_Exercise description_: Read through the entries below and return each line with the word "this".

** START OF Data provided **

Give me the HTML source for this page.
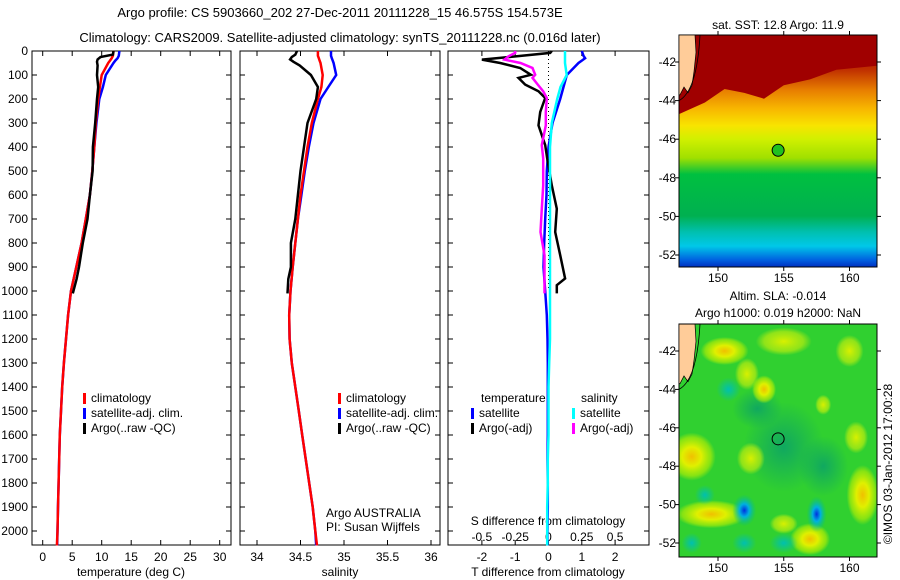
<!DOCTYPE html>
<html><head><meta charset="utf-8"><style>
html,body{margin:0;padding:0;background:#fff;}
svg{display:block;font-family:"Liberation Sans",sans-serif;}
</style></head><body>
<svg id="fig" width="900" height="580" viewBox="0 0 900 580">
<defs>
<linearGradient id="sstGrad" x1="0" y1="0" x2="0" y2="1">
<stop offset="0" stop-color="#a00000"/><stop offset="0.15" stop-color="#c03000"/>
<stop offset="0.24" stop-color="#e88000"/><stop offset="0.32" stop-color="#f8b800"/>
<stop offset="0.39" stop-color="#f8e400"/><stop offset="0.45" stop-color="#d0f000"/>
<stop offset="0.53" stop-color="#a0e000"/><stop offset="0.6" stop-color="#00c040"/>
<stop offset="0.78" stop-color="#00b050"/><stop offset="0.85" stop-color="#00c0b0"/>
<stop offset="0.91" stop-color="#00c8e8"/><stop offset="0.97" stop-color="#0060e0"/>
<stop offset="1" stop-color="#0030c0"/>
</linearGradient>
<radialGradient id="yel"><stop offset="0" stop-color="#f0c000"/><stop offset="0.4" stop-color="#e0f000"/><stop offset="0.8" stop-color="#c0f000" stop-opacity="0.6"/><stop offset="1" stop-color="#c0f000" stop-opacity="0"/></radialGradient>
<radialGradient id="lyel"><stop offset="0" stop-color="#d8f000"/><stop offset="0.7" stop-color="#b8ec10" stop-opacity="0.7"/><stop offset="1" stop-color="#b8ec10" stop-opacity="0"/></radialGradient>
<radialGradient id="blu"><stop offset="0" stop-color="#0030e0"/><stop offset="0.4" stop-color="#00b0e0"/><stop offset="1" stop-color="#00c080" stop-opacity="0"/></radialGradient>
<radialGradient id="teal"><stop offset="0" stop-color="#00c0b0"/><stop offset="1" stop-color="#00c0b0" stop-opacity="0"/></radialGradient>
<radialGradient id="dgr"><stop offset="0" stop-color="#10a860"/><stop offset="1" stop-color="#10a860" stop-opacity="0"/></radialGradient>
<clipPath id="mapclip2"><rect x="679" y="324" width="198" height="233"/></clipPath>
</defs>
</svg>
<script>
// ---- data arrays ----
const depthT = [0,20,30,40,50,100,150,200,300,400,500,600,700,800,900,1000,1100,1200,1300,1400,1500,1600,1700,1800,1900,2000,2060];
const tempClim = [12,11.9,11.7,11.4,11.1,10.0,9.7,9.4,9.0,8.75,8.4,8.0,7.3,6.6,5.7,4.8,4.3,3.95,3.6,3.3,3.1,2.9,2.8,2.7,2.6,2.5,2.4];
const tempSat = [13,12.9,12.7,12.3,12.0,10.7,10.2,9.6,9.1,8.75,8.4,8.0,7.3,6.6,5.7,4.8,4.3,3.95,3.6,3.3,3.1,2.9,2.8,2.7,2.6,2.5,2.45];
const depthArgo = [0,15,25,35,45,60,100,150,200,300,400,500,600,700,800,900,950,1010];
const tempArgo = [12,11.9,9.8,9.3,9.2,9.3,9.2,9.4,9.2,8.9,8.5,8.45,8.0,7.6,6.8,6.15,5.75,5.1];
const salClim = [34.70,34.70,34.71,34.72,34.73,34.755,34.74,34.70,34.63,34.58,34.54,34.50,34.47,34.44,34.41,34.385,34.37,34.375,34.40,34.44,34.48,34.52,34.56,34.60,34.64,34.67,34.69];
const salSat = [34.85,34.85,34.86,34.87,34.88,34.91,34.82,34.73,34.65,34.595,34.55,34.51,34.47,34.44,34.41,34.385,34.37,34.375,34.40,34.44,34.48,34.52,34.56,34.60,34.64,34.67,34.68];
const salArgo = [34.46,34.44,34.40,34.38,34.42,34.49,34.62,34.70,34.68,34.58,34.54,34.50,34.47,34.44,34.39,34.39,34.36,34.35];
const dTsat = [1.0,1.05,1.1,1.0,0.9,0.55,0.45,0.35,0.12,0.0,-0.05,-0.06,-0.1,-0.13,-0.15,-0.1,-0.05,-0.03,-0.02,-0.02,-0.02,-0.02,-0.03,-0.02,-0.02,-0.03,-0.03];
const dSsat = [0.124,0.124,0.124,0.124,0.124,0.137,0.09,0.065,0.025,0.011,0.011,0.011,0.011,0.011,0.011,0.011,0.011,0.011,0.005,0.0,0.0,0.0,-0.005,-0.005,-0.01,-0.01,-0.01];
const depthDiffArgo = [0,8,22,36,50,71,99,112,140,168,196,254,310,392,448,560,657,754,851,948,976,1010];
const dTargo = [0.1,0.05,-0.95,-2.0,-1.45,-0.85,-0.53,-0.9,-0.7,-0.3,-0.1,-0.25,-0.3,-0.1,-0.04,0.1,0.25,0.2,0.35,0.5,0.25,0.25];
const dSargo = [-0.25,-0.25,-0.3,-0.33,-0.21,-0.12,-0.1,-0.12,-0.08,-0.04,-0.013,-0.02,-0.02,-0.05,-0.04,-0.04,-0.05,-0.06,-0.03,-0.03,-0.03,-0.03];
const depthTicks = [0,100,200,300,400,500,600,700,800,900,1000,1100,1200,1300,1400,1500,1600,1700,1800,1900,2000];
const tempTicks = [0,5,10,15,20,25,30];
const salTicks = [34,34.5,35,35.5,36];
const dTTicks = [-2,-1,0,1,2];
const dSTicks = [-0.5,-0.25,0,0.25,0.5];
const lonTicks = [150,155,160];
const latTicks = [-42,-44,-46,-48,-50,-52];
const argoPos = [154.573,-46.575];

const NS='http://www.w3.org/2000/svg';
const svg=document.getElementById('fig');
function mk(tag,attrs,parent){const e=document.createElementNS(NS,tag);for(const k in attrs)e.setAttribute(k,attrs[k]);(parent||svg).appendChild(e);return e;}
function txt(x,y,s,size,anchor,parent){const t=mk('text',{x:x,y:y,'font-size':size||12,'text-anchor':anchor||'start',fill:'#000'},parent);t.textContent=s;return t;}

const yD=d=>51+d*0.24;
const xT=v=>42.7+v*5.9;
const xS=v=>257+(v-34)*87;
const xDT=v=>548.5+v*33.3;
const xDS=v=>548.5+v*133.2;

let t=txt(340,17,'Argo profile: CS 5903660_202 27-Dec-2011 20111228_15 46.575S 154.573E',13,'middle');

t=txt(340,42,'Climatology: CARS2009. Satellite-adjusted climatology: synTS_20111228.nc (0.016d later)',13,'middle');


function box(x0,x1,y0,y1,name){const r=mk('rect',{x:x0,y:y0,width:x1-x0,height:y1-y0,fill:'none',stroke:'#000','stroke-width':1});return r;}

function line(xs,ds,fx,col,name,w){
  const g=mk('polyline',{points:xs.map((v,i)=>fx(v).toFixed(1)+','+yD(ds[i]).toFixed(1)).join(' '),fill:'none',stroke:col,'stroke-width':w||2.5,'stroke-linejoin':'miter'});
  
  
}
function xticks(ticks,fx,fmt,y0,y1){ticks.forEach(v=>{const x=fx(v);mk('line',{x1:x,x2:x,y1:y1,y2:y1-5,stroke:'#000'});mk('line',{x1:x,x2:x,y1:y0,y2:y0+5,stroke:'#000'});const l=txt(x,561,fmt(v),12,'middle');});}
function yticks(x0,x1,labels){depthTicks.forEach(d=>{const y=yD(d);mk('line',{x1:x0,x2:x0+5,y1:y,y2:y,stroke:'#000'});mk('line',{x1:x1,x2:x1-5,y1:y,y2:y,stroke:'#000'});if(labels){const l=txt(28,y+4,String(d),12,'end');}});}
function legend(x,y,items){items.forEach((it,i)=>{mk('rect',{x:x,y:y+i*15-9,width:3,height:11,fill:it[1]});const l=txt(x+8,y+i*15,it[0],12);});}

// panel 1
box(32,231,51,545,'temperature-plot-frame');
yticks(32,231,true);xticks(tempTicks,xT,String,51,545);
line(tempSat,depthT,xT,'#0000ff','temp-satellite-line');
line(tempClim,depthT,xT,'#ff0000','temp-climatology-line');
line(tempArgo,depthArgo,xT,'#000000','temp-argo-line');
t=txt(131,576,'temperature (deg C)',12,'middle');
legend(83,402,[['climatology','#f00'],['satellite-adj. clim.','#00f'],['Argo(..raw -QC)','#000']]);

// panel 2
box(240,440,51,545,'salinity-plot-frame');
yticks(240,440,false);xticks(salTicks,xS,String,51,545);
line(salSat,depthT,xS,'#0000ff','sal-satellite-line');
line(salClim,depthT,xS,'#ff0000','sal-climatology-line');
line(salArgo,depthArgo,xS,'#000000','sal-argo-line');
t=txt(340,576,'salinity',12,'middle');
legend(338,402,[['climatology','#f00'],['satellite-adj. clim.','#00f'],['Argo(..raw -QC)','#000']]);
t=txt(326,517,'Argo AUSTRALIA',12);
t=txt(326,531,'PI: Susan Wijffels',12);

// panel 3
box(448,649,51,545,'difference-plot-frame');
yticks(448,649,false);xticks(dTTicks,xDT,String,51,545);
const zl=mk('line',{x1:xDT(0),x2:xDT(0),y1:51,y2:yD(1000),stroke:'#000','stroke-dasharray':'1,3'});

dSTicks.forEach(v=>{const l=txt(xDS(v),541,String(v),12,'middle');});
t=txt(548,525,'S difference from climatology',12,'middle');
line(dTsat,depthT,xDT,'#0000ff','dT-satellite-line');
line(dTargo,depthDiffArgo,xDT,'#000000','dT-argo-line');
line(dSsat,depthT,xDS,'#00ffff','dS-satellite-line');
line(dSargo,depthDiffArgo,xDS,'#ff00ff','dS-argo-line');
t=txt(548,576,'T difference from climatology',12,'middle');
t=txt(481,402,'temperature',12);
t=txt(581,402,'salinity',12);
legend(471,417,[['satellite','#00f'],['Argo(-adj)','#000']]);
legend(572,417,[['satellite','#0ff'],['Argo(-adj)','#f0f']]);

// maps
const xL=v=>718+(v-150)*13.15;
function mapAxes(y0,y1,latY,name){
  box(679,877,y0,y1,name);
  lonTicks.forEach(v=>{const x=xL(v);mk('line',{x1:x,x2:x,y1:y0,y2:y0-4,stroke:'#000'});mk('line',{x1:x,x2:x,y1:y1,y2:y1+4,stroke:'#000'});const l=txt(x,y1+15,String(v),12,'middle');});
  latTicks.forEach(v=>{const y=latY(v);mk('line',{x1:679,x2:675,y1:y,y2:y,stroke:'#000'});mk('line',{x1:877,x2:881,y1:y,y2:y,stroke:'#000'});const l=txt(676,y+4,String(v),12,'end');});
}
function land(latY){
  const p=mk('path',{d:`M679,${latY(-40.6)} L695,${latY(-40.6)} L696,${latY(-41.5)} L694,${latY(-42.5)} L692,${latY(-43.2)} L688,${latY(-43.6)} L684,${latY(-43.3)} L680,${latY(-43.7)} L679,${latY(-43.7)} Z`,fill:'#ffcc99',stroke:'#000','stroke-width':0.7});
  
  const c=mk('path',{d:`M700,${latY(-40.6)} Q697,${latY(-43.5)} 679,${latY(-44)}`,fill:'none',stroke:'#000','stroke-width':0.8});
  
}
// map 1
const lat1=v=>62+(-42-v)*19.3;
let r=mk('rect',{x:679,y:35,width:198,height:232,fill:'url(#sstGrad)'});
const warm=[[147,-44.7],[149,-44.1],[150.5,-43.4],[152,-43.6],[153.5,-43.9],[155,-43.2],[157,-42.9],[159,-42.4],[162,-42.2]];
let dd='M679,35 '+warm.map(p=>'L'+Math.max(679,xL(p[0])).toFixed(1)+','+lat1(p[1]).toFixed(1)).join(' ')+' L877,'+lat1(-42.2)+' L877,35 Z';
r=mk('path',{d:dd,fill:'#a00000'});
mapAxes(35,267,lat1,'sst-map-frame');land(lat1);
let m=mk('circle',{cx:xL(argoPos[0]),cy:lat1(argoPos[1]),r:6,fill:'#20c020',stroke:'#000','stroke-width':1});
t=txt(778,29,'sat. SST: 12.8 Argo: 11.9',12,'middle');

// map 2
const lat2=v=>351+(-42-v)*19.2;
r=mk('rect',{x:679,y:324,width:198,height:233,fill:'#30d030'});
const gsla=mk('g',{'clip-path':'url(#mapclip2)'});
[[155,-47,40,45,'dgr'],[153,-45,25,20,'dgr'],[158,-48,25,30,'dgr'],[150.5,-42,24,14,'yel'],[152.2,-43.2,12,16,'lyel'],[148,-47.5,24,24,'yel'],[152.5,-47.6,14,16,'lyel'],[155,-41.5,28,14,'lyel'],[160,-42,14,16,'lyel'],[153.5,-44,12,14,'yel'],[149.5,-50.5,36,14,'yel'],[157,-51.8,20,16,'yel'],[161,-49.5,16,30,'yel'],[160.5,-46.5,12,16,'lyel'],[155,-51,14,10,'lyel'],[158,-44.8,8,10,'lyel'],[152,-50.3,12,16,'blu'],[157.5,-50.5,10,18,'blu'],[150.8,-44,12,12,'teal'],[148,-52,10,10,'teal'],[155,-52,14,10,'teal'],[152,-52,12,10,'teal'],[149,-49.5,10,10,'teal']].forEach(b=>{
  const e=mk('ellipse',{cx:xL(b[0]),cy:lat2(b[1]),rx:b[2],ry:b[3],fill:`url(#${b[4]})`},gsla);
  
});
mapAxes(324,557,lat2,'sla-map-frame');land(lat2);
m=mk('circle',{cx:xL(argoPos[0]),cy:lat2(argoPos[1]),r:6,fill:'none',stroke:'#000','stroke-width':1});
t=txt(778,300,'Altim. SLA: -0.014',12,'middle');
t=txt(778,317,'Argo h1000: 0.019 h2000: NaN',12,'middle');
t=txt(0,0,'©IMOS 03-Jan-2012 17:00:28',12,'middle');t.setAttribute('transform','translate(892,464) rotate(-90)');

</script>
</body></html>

** END OF Data provided **
** START OF Data provided **

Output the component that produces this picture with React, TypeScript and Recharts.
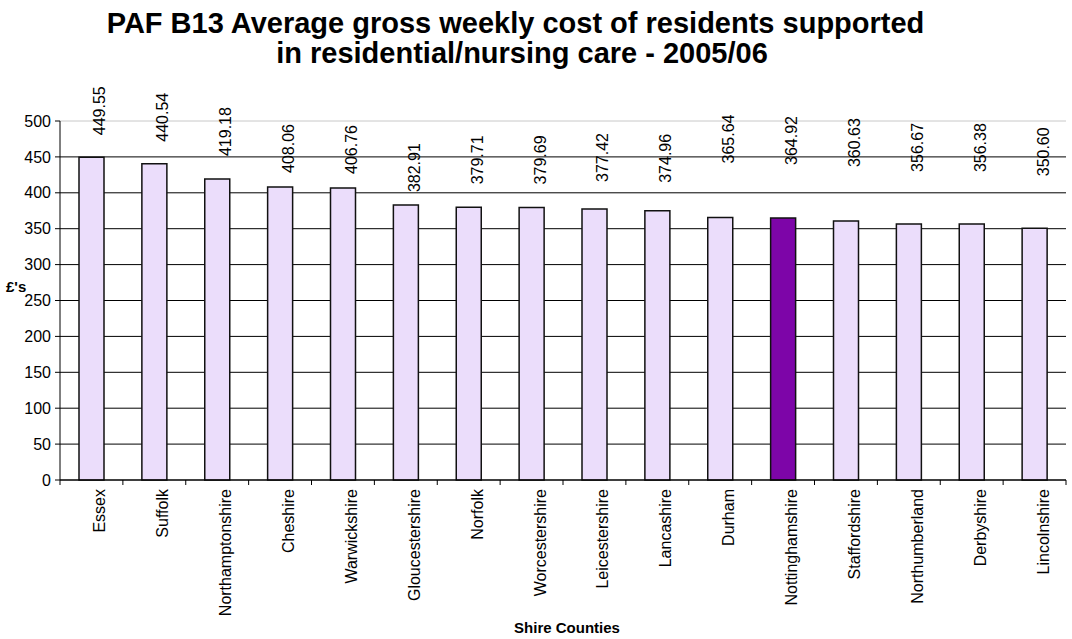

** END OF Data provided **
** START OF Data provided **

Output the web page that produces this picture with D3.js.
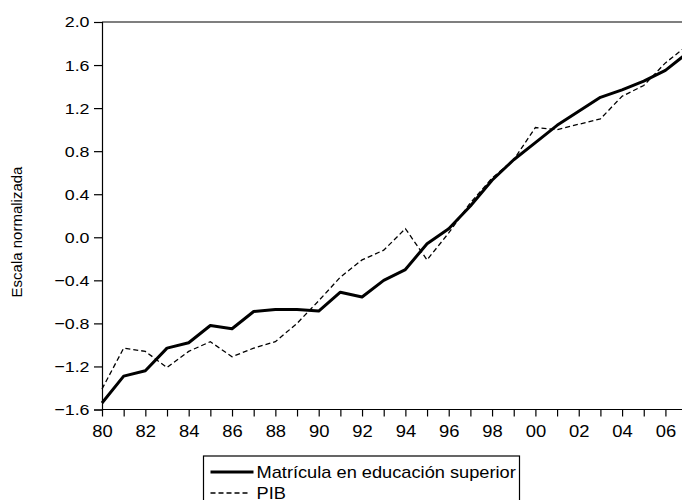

** END OF Data provided **

_Reply to the task_:
Give me the HTML source for this page.
Output the component that produces this picture with React, TypeScript and Recharts.
Output the web page that produces this picture with D3.js.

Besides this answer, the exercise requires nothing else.